Sometimes I know I yell at him too much, and I think back in the past about times I have yelled at him and should not have. I know he will remember some of those things till he is an adult. I hope he understands why those times occurred when he grows up, and does not remember them as “Dad just being an asshole.” I fear many times I have not been the greatest dad to him. I look at friends who take their sons on extravagant trips, and I wish I could find time to play golf with my son. I wish I could find the time and motivation to build that rocket with my son which has been sitting around for over a year now. I want to get this Wavemaster punching bag so I can do some enjoyable workouts and that my son can join me like we used to do when he was 4 & 5.
The many things I wish I could do with my son and want to do with my son… but I always feel beat or just unmotivated when finally I am on a normal schedule or at home. So my Mimi and I see him growing up, and I want to spend time with him, but cannot seem to get him out of my office playing games. I am in a quandary as to what to do because you know what…. I miss my son, even when I am at home. I would like to play video games with him, but my job forces me to look at a screens all day and I feel as hole have been burnt through my visual orbs. As a single parent I feel I was too busy having to parent and think about all the other bullshit to actually get to enjoy my son. My hopes are he will remember that he had a happy childhood.
So yes, my son is growing up and I maybe out of a bit of fatalism or simply the fact I do not want my child to grow up, I feel him moving along and it wrenches me to see him go along. No doubt that he makes me proud on a daily basis and he should be proud of himself. Academically, athletically, and in general he is great and he excels at most everything. He is smart and has finally developed a sense of humor. His achievements I believe will be boundless and I hope he grows up into a great person. Most of all I hope he grows up and becomes a better dad than I am. I do know he thinks I am a great dad, and I know I am hard upon myself, but I guess it comes down to the fact I want him to do better than me financially, professionally and all other ways a person can excel.

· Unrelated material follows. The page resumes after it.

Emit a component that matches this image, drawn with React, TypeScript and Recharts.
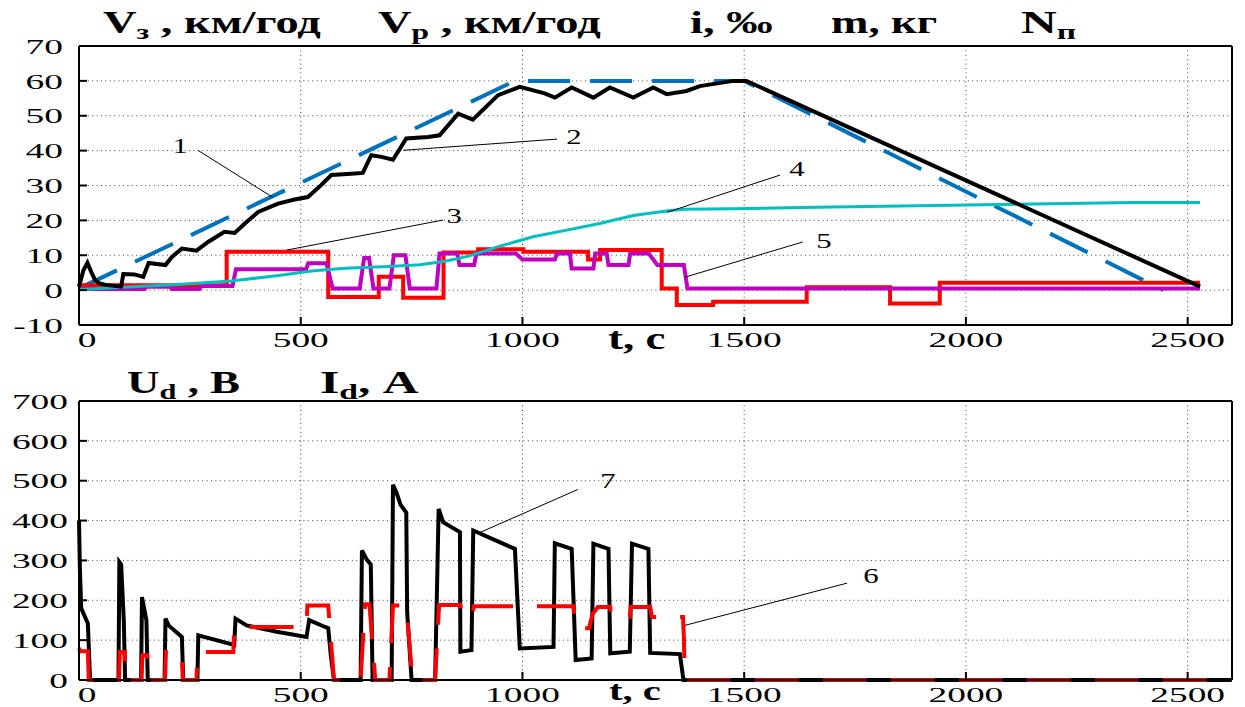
import React from "react";
import {
  CartesianGrid,
  Line,
  LineChart,
  ReferenceDot,
  ReferenceLine,
  XAxis,
  YAxis,
} from "recharts";

const SERIF = '"Liberation Serif", "DejaVu Serif", serif';

const tTicks = [0, 500, 1000, 1500, 2000, 2500];
const vTicks = [-10, 0, 10, 20, 30, 40, 50, 60, 70];
const uTicks = [0, 100, 200, 300, 400, 500, 600, 700];

// upper plot, [t, value]
const vTarget = [[0, 0.5], [983, 60], [1500, 60], [2445, 0]];
const vReal = [
  [0, 1], [10, 5.7], [19, 7.8], [29, 4.8], [36, 3], [45, 2], [60, 1.5], [95, 1], [100, 4.6],
  [125, 4.5], [145, 3.8], [157, 7.8], [195, 7.2], [210, 9.6], [232, 11.9], [265, 11.3],
  [291, 13.8], [328, 16.7], [351, 16.4], [374, 19.1], [404, 22.4], [449, 24.8], [486, 26],
  [516, 26.7], [546, 30.1], [569, 33], [614, 33.4], [640, 33.6], [659, 38.7], [682, 38.2],
  [708, 37.4], [738, 43.5], [787, 43.9], [813, 44.4], [855, 50.6], [888, 48.9], [945, 55.9],
  [994, 58.3], [1050, 56.4], [1073, 55.2], [1111, 58.1], [1160, 55.2], [1197, 58.1],
  [1250, 55.2], [1295, 58.1], [1325, 56.2], [1370, 57.1], [1400, 58.5], [1475, 60],
  [1505, 60], [2528, 1],
];
const slope = [
  [0, 1.4], [333, 11], [562, -2], [676, 3.8], [731, -2.2], [822, 10.8], [900, 11.7],
  [1002, 11], [1148, 8.8], [1175, 11.5], [1314, 0.5], [1348, -4.3], [1430, -3.3],
  [1641, 0.8], [1829, -3.8], [1941, 2.1], [2528, 2.1],
];
const mass = [
  [0, 0.2], [223, 1.6], [343, 2.6], [450, 4.2], [524, 5.5], [600, 6.3], [700, 6.8],
  [769, 7.3], [825, 8.3], [874, 9.6], [949, 12.6], [1024, 15.3], [1100, 17.2], [1174, 19.1],
  [1250, 21.4], [1325, 22.7], [1363, 23.2], [1475, 23.3], [1626, 23.7], [2002, 24.4],
  [2377, 25.1], [2528, 25.1],
];
const notch = [
  [0, 0.3], [148, 0.3], [152, 1], [205, 1], [209, 0.3], [272, 0.3], [276, 1.2], [346, 1.2],
  [354, 6], [512, 6], [517, 7.7], [558, 7.7], [572, 0.5], [633, 0.5], [643, 9.2], [654, 9.2],
  [664, 0.5], [700, 0.5], [710, 10], [736, 10], [746, 0.5], [806, 0.5], [813, 10.5],
  [853, 10.5], [858, 7.2], [891, 7.2], [896, 10.5], [985, 10.5], [1000, 8.8], [1073, 8.8],
  [1078, 10.5], [1107, 10.5], [1111, 6.2], [1160, 6.2], [1164, 10.5], [1190, 10.5],
  [1194, 7.2], [1239, 7.2], [1243, 10.5], [1285, 10.5], [1304, 7.2], [1364, 7.2],
  [1372, 0.5], [2528, 0.5],
];

// lower plot
const ud = [
  [0, 400], [2, 280], [5, 180], [20, 142], [25, 0],
  [89, 0], [91, 296], [95, 290], [101, 150], [104, 0],
  [140, 0], [142, 208], [152, 150], [155, 0],
  [193, 0], [195, 154], [202, 137], [232, 108], [235, 0],
  [267, 0], [269, 112], [350, 88], [353, 154], [378, 137], [446, 121], [513, 108],
  [519, 150], [555, 133], [562, 130], [568, 60], [575, 0],
  [635, 0], [638, 325], [650, 300], [658, 290], [662, 0],
  [705, 0], [708, 490], [716, 470], [725, 440], [738, 420], [740, 170], [750, 0],
  [803, 0], [811, 429], [821, 396], [859, 371], [860, 71], [885, 75], [889, 375],
  [983, 329], [994, 79], [1070, 83], [1073, 343], [1111, 329], [1120, 50], [1156, 54],
  [1160, 342], [1194, 329], [1198, 67], [1242, 71], [1247, 342], [1284, 329], [1288, 68],
  [1355, 65], [1363, 0], [2600, 0],
];
const id = [
  [0, 80], [3, 72], [20, 72], [22, 0], [90, 0], [92, 70], [103, 70], [104, 0],
  [141, 0], [143, 62], [154, 62], [156, 0], [194, 0], [196, 70], [232, 70], [234, 0],
  [265, 0], [267, 70], [348, 70], [350, 133], [513, 133], [515, 187], [562, 187], [575, 0],
  [635, 0], [645, 190], [655, 190], [668, 0], [700, 0], [708, 187], [738, 187], [752, 0],
  [803, 0], [812, 188], [860, 188], [864, 160], [888, 160], [890, 185], [1115, 185],
  [1120, 130], [1150, 130], [1158, 165], [1170, 183], [1198, 183], [1200, 158],
  [1242, 158], [1244, 183], [1288, 183], [1292, 158], [1362, 158], [1364, 108],
  [1366, 0], [2600, 0],
];

// curve labels: [number, lineFrom, lineTo, textAt]
const topNotes = [
  ["1", [268, 40.1], [437, 26.6], [228, 41.5]],
  ["2", [731, 40.1], [1078, 43.3], [1116, 44.1]],
  ["3", [469, 11.5], [821, 20.1], [846, 21.5]],
  ["4", [1326, 22.3], [1581, 33], [1619, 35]],
  ["5", [1366, 3.7], [1632, 13.8], [1680, 14.3]],
];
const bottomNotes = [
  ["7", [904, 370], [1125, 478], [1193, 500]],
  ["6", [1366, 137], [1732, 243], [1786, 263]],
];

const pts = (a: number[][]) => a.map(([t, v]) => ({ t, v }));

function NumTick(props: any) {
  const { x, y, payload, anchor, shift = 0 } = props;
  const dx = payload.value === 0 ? shift : 0;
  return (
    <text
      transform={`translate(${x + dx},${y}) scale(1.7,1)`}
      textAnchor={anchor}
      dy="0.35em"
      fontFamily={SERIF}
      fontSize={22}
      fill="#000"
    >
      {payload.value}
    </text>
  );
}

const noteShape = (label: string) => (p: any) => (
  <text
    transform={`translate(${p.cx},${p.cy}) scale(1.4,1)`}
    textAnchor="middle"
    dy="0.35em"
    fontFamily={SERIF}
    fontSize={22}
    fill="#000"
  >
    {label}
  </text>
);

function renderNotes(notes: any[]) {
  return notes.flatMap(([label, a, b, c]) => [
    <ReferenceLine
      key={"l" + label}
      segment={[{ x: a[0], y: a[1] }, { x: b[0], y: b[1] }]}
      stroke="#000"
      strokeWidth={1}
    />,
    <ReferenceDot key={"d" + label} x={c[0]} y={c[1]} r={0} shape={noteShape(label)} />,
  ]);
}

function frame(yTicks: number[], yDomain: number[], yMargin: number) {
  const line = { stroke: "#000", strokeWidth: 2 };
  return [
    <CartesianGrid key="g" stroke="#444" strokeDasharray="1 3.4" />,
    <XAxis
      key="x"
      type="number"
      dataKey="t"
      domain={[0, 2600]}
      ticks={tTicks}
      height={27}
      axisLine={line}
      tickLine={line}
      tickSize={-8}
      tickMargin={22}
      tick={<NumTick anchor="middle" shift={8} />}
    />,
    <XAxis
      key="xt"
      xAxisId="top"
      orientation="top"
      type="number"
      domain={[0, 2600]}
      ticks={tTicks}
      height={1}
      axisLine={line}
      tickLine={line}
      tickSize={-8}
      tick={false}
    />,
    <YAxis
      key="y"
      type="number"
      domain={yDomain}
      ticks={yTicks}
      width={79}
      axisLine={line}
      tickLine={line}
      tickSize={-8}
      tickMargin={yMargin}
      tick={<NumTick anchor="end" />}
    />,
    <YAxis
      key="yr"
      yAxisId="right"
      orientation="right"
      type="number"
      domain={yDomain}
      ticks={yTicks}
      width={1}
      axisLine={line}
      tickLine={line}
      tickSize={-8}
      tick={false}
    />,
  ];
}

function Titles() {
  const T = (x: number, y: number, k: number, children: React.ReactNode, size = 31) => (
    <text
      transform={`translate(${x},${y}) scale(${k},1)`}
      fontFamily={SERIF}
      fontSize={size}
      fontWeight="bold"
      fill="#000"
    >
      {children}
    </text>
  );
  const sub = (s: string) => (
    <tspan fontSize={21} dy={6}>
      {s}
    </tspan>
  );
  const back = (s: string) => <tspan dy={-6}>{s}</tspan>;
  return (
    <svg
      width={1245}
      height={707}
      style={{ position: "absolute", left: 0, top: 0, pointerEvents: "none" }}
    >
      {T(103, 33, 1.5, <>V{sub("з")}{back(" , км/год")}</>)}
      {T(378, 33, 1.5, <>V{sub("р")}{back(" , км/год")}</>)}
      {T(690, 33, 1.5, "i, ‰")}
      {T(831, 33, 1.45, "m, кг")}
      {T(1021, 33, 1.6, <>N{sub("п")}</>)}
      {T(127, 393, 1.45, <>U{sub("d")}{back(" , В")}</>)}
      {T(320, 393, 1.6, <>I{sub("d")}{back(", А")}</>)}
      {T(608, 349, 1.45, "t, с")}
      {T(609, 700, 1.45, "t, с", 28)}
    </svg>
  );
}

export default function App() {
  return (
    <div
      style={{
        position: "absolute",
        left: 0,
        top: 0,
        width: 1245,
        height: 707,
        background: "#fff",
        overflow: "hidden",
      }}
    >
      <div style={{ position: "absolute", left: 0, top: 0 }}>
        <LineChart width={1245} height={352} margin={{ top: 45, right: 12, bottom: 0, left: 0 }}>
          {frame(vTicks, [-10, 70], 24)}
          <Line data={pts(vTarget)} dataKey="v" stroke="#0072BD" strokeWidth={4} strokeDasharray="42 20" dot={false} isAnimationActive={false} />
          <Line data={pts(slope)} dataKey="v" type="stepAfter" stroke="#FF0000" strokeWidth={4} dot={false} isAnimationActive={false} />
          <Line data={pts(notch)} dataKey="v" stroke="#BF00BF" strokeWidth={4} dot={false} isAnimationActive={false} />
          <Line data={pts(mass)} dataKey="v" stroke="#00BFBF" strokeWidth={3} dot={false} isAnimationActive={false} />
          <Line data={pts(vReal)} dataKey="v" stroke="#000" strokeWidth={4} dot={false} isAnimationActive={false} />
          {renderNotes(topNotes)}
        </LineChart>
      </div>
      <div style={{ position: "absolute", left: 0, top: 360 }}>
        <LineChart width={1245} height={347} margin={{ top: 40, right: 12, bottom: 0, left: 0 }}>
          {frame(uTicks, [0, 700], 19)}
          <Line data={pts(ud)} dataKey="v" stroke="#000" strokeWidth={4} dot={false} isAnimationActive={false} />
          <Line data={pts(id)} dataKey="v" stroke="#FF0000" strokeWidth={4} strokeDasharray="44 24" dot={false} isAnimationActive={false} />
          {renderNotes(bottomNotes)}
        </LineChart>
      </div>
      <Titles />
    </div>
  );
}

With all that said, I still have many years with my son, whom as I said before is my first greatest creation and achievement. My daughter is my second greatest achievement and creation. I am sure I will feel these same things about her before long. But until then I plan to enjoy my children as much as I possibly can for as long as they are “true” children. My son has already been talking about a car when he turns 15…. WTF is that all about… Yet another reason I do not want him growing up!
1 Comments:
This is a great post. Made me think a lot about the relationship I have with my son. He'll be 5 in September and all too often I take advantage of the times we spend together....that needs to change.